>>>>

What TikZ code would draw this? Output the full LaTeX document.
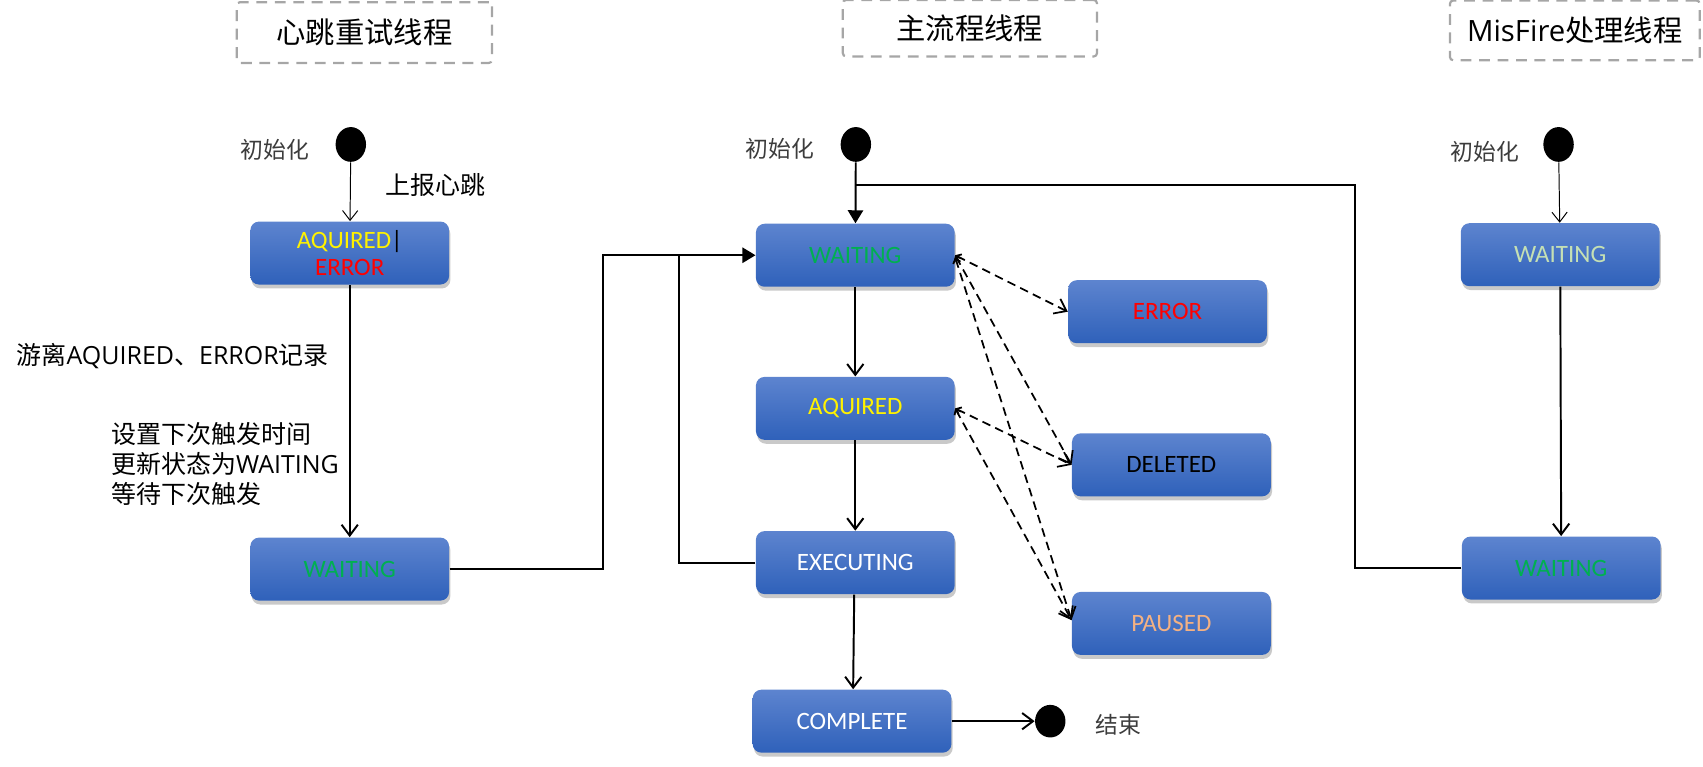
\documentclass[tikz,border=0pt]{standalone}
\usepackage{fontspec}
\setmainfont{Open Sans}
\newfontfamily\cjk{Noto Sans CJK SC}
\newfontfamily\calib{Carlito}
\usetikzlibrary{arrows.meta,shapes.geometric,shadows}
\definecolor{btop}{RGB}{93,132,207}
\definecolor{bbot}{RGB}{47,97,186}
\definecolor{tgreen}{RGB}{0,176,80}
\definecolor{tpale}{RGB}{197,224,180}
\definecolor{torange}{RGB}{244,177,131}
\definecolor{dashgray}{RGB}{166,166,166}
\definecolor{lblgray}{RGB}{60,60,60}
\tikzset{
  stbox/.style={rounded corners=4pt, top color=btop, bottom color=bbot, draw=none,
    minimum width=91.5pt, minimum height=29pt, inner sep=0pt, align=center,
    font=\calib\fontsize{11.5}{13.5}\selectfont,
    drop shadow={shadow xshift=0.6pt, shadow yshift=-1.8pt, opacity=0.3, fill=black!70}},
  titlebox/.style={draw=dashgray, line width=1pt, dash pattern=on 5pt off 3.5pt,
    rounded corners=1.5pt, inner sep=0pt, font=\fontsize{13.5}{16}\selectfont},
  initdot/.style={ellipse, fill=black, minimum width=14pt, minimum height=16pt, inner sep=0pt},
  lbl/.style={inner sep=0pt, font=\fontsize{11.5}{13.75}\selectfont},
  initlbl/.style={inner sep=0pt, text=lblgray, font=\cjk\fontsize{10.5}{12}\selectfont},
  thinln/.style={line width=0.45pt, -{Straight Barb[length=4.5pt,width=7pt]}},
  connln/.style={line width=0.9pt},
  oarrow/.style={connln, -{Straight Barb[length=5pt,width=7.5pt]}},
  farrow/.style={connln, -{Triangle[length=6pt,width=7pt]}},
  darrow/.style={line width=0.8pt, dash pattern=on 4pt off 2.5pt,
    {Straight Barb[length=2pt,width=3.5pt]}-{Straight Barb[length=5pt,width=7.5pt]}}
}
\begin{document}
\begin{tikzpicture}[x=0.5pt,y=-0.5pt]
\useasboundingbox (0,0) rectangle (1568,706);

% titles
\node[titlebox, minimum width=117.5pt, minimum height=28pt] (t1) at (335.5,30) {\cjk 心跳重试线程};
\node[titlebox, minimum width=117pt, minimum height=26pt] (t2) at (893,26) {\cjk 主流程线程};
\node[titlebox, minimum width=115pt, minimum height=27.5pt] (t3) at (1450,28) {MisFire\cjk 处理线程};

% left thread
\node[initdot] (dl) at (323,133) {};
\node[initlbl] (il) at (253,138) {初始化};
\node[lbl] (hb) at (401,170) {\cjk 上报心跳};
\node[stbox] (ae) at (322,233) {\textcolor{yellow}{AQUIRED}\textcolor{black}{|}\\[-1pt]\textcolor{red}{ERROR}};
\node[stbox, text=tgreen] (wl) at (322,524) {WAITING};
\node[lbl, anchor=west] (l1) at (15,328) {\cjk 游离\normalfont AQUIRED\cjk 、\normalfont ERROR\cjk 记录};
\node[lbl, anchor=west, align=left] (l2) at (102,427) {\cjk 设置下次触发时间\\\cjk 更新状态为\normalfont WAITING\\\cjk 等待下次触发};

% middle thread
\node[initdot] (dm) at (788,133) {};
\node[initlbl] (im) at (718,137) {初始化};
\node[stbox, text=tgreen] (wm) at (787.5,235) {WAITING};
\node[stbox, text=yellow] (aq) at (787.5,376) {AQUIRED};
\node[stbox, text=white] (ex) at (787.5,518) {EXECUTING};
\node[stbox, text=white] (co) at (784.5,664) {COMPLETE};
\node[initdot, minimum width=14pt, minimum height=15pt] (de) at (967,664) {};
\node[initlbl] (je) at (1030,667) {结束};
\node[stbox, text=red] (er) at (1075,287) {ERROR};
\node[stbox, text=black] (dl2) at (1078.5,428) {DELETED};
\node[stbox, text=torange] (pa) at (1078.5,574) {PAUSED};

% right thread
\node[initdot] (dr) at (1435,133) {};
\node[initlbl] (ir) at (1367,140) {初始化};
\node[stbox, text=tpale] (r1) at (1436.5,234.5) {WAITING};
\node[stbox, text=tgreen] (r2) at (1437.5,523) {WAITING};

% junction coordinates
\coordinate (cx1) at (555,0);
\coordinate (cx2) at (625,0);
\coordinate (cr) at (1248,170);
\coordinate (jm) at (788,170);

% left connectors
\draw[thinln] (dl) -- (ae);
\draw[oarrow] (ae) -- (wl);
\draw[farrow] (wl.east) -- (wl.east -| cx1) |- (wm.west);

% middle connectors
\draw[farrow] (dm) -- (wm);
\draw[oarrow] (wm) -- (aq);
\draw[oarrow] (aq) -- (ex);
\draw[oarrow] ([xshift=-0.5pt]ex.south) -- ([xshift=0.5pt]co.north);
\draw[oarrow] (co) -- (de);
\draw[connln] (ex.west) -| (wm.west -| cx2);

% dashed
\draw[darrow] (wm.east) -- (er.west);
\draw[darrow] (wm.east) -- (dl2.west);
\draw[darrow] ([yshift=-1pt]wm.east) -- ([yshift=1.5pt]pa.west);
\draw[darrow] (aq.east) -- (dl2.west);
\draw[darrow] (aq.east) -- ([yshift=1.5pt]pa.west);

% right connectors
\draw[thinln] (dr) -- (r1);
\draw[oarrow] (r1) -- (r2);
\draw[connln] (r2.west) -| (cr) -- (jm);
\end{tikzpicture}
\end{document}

<<<<

→ **Exercise task**: Set down again, exactly, the lines of the material above from its first line to the one with "(0,0) rectangle (1568,706);", inclusive. Leave the pictures out.

→ **Result of this task**:
What TikZ code would draw this? Output the full LaTeX document.
\documentclass[tikz,border=0pt]{standalone}
\usepackage{fontspec}
\setmainfont{Open Sans}
\newfontfamily\cjk{Noto Sans CJK SC}
\newfontfamily\calib{Carlito}
\usetikzlibrary{arrows.meta,shapes.geometric,shadows}
\definecolor{btop}{RGB}{93,132,207}
\definecolor{bbot}{RGB}{47,97,186}
\definecolor{tgreen}{RGB}{0,176,80}
\definecolor{tpale}{RGB}{197,224,180}
\definecolor{torange}{RGB}{244,177,131}
\definecolor{dashgray}{RGB}{166,166,166}
\definecolor{lblgray}{RGB}{60,60,60}
\tikzset{
  stbox/.style={rounded corners=4pt, top color=btop, bottom color=bbot, draw=none,
    minimum width=91.5pt, minimum height=29pt, inner sep=0pt, align=center,
    font=\calib\fontsize{11.5}{13.5}\selectfont,
    drop shadow={shadow xshift=0.6pt, shadow yshift=-1.8pt, opacity=0.3, fill=black!70}},
  titlebox/.style={draw=dashgray, line width=1pt, dash pattern=on 5pt off 3.5pt,
    rounded corners=1.5pt, inner sep=0pt, font=\fontsize{13.5}{16}\selectfont},
  initdot/.style={ellipse, fill=black, minimum width=14pt, minimum height=16pt, inner sep=0pt},
  lbl/.style={inner sep=0pt, font=\fontsize{11.5}{13.75}\selectfont},
  initlbl/.style={inner sep=0pt, text=lblgray, font=\cjk\fontsize{10.5}{12}\selectfont},
  thinln/.style={line width=0.45pt, -{Straight Barb[length=4.5pt,width=7pt]}},
  connln/.style={line width=0.9pt},
  oarrow/.style={connln, -{Straight Barb[length=5pt,width=7.5pt]}},
  farrow/.style={connln, -{Triangle[length=6pt,width=7pt]}},
  darrow/.style={line width=0.8pt, dash pattern=on 4pt off 2.5pt,
    {Straight Barb[length=2pt,width=3.5pt]}-{Straight Barb[length=5pt,width=7.5pt]}}
}
\begin{document}
\begin{tikzpicture}[x=0.5pt,y=-0.5pt]
\useasboundingbox (0,0) rectangle (1568,706);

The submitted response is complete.